As the Biennale states, Descension (2014), a water-vortex Kapoor is exhibiting, follows from a language of form that the artist first began to explore in the work Descent into Limbo, exhibited at Documenta IX 1992, a cuboid building that contained a circular void in the floor descending into complete darkness.
“Descension destabilizes our experience of the solidity of the ground we stand on. It builds on Kapoor's concern with non-objects and with auto-generated form. In its state of flux and motion, Descension confronts us with a perpetual force and a downward pull into an unknowable interior.”

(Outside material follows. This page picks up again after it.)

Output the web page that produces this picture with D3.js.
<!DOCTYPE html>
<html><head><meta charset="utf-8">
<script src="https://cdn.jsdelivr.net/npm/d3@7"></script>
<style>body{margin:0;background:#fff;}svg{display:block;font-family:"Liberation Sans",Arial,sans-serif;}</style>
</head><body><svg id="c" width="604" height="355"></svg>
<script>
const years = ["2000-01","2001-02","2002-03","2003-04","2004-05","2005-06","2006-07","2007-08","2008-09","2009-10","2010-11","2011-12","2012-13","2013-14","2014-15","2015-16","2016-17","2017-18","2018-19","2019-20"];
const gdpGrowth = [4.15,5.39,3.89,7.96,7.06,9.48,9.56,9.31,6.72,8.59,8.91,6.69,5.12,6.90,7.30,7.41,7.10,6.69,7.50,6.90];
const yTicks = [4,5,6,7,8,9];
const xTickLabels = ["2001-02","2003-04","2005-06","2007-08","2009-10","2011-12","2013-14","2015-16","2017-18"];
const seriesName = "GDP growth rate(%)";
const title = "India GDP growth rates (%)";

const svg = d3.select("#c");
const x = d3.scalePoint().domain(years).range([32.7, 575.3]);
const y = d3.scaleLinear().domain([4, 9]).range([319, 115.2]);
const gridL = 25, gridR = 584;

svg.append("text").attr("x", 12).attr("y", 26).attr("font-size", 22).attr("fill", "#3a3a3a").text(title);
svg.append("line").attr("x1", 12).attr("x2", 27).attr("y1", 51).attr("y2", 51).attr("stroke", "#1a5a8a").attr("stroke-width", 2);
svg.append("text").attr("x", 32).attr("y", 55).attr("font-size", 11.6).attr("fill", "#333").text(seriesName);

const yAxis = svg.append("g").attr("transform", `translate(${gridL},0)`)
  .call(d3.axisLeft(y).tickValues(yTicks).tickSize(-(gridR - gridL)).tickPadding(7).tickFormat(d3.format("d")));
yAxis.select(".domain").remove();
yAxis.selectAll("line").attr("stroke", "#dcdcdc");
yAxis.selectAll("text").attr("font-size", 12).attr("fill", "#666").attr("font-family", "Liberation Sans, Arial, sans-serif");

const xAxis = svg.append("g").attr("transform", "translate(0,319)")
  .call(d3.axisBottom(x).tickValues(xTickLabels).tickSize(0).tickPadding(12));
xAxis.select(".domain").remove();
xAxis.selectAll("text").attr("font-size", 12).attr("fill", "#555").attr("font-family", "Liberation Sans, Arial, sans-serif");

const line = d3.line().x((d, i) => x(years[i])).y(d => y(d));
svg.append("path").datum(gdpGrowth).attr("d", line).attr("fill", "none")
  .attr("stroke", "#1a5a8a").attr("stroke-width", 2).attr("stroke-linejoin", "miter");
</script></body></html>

Kapoor is known for his massive and mesmerizing works like Leviathan, the burgundy balloon made of PVC vinyl, and C-Curve, a giant stainless steel sculpture that flipped the world upside down. Of course, Kapoor is very aware of the fact that all of his pieces are larger-than-life. As he says in the latest video, “If one is talking about sculpture, then scale is almost everything. Two things, scale and skin.”
The Kochi-Muziris Biennale brings together Indian and international artists who exhibit works across a variety of mediums including film, installation, painting, sculpture, new media and performance art. Over 108 days, the biennale welcomes 94 artists from 30 different countries. This second edition runs from December 12, 2014 to March 29, 2015.